• **Goal**: With the pictures left out, copy the listing below exactly.

• **Data excerpt**:
┄┄┄┄┄┄┄┄┄┄┄┄┄┄┄┄┄┄┄┄
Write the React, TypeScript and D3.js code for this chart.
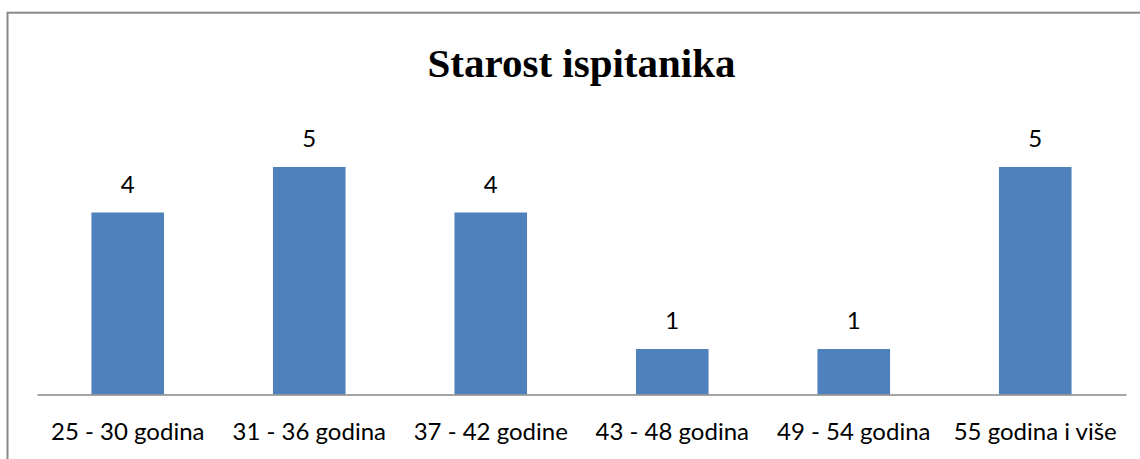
import React, { useRef, useEffect } from 'react';
import * as d3 from 'd3';

const categories = ['25 - 30 godina', '31 - 36 godina', '37 - 42 godine', '43 - 48 godina', '49 - 54 godina', '55 godina i više'];
const counts = [4, 5, 4, 1, 1, 5];
const chartTitle = 'Starost ispitanika';

export default function App() {
    const svgRef = useRef<SVGSVGElement>(null);
    const width = 1140;
    const height = 459;
    const margin = { top: 121.5, right: 14, bottom: 64.5, left: 37 };

    useEffect(() => {
        const svg = d3.select(svgRef.current);
        svg.selectAll('*').remove();

        // chart border (runs off the right and bottom edge)
        svg.append('rect')
            .attr('x', 7.5)
            .attr('y', 12.7)
            .attr('width', width + 10)
            .attr('height', height + 10)
            .attr('fill', 'white')
            .attr('stroke', '#898989')
            .attr('stroke-width', 2);

        const x = d3.scaleBand<string>()
            .domain(categories)
            .range([margin.left, width - margin.right])
            .paddingInner(0.6)
            .paddingOuter(0.3);

        const y = d3.scaleLinear()
            .domain([0, 6])
            .range([height - margin.bottom, margin.top]);

        // title
        svg.append('text')
            .attr('x', (margin.left + width - margin.right) / 2)
            .attr('y', 76.5)
            .attr('text-anchor', 'middle')
            .attr('font-family', '"Liberation Serif", "Times New Roman", serif')
            .attr('font-weight', 'bold')
            .attr('font-size', 41)
            .attr('fill', '#000')
            .text(chartTitle);

        // bars
        svg.append('g')
            .selectAll('rect')
            .data(counts)
            .join('rect')
            .attr('x', (d, i) => x(categories[i])!)
            .attr('y', d => y(d))
            .attr('width', x.bandwidth())
            .attr('height', d => y(0) - y(d))
            .attr('fill', '#4F81BD');

        // value labels
        svg.append('g')
            .selectAll('text')
            .data(counts)
            .join('text')
            .attr('x', (d, i) => x(categories[i])! + x.bandwidth() / 2)
            .attr('y', d => y(d) - 20)
            .attr('text-anchor', 'middle')
            .attr('font-family', 'Lato, "Open Sans", sans-serif')
            .attr('font-size', 24)
            .attr('fill', '#000')
            .text(d => d);

        // x axis
        const axis = svg.append('g')
            .attr('transform', `translate(0,${y(0)})`)
            .call(d3.axisBottom(x).tickSize(0).tickPadding(28).tickSizeOuter(0));
        axis.select('.domain')
            .attr('stroke', '#868686')
            .attr('stroke-width', 1.5);
        axis.selectAll('.tick text')
            .attr('font-family', 'Lato, "Open Sans", sans-serif')
            .attr('font-size', 24)
            .attr('fill', '#000');
    }, []);

    return <svg ref={svgRef} width={width} height={height} style={{ position: 'absolute', left: 0, top: 0 }} />;
}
┄┄┄┄┄┄┄┄┄┄┄┄┄┄┄┄┄┄┄┄
• **Written response**:
Write the React, TypeScript and D3.js code for this chart.
import React, { useRef, useEffect } from 'react';
import * as d3 from 'd3';

const categories = ['25 - 30 godina', '31 - 36 godina', '37 - 42 godine', '43 - 48 godina', '49 - 54 godina', '55 godina i više'];
const counts = [4, 5, 4, 1, 1, 5];
const chartTitle = 'Starost ispitanika';

export default function App() {
    const svgRef = useRef<SVGSVGElement>(null);
    const width = 1140;
    const height = 459;
    const margin = { top: 121.5, right: 14, bottom: 64.5, left: 37 };

    useEffect(() => {
        const svg = d3.select(svgRef.current);
        svg.selectAll('*').remove();

        // chart border (runs off the right and bottom edge)
        svg.append('rect')
            .attr('x', 7.5)
            .attr('y', 12.7)
            .attr('width', width + 10)
            .attr('height', height + 10)
            .attr('fill', 'white')
            .attr('stroke', '#898989')
            .attr('stroke-width', 2);

        const x = d3.scaleBand<string>()
            .domain(categories)
            .range([margin.left, width - margin.right])
            .paddingInner(0.6)
            .paddingOuter(0.3);

        const y = d3.scaleLinear()
            .domain([0, 6])
            .range([height - margin.bottom, margin.top]);

        // title
        svg.append('text')
            .attr('x', (margin.left + width - margin.right) / 2)
            .attr('y', 76.5)
            .attr('text-anchor', 'middle')
            .attr('font-family', '"Liberation Serif", "Times New Roman", serif')
            .attr('font-weight', 'bold')
            .attr('font-size', 41)
            .attr('fill', '#000')
            .text(chartTitle);

        // bars
        svg.append('g')
            .selectAll('rect')
            .data(counts)
            .join('rect')
            .attr('x', (d, i) => x(categories[i])!)
            .attr('y', d => y(d))
            .attr('width', x.bandwidth())
            .attr('height', d => y(0) - y(d))
            .attr('fill', '#4F81BD');

        // value labels
        svg.append('g')
            .selectAll('text')
            .data(counts)
            .join('text')
            .attr('x', (d, i) => x(categories[i])! + x.bandwidth() / 2)
            .attr('y', d => y(d) - 20)
            .attr('text-anchor', 'middle')
            .attr('font-family', 'Lato, "Open Sans", sans-serif')
            .attr('font-size', 24)
            .attr('fill', '#000')
            .text(d => d);

        // x axis
        const axis = svg.append('g')
            .attr('transform', `translate(0,${y(0)})`)
            .call(d3.axisBottom(x).tickSize(0).tickPadding(28).tickSizeOuter(0));
        axis.select('.domain')
            .attr('stroke', '#868686')
            .attr('stroke-width', 1.5);
        axis.selectAll('.tick text')
            .attr('font-family', 'Lato, "Open Sans", sans-serif')
            .attr('font-size', 24)
            .attr('fill', '#000');
    }, []);

    return <svg ref={svgRef} width={width} height={height} style={{ position: 'absolute', left: 0, top: 0 }} />;
}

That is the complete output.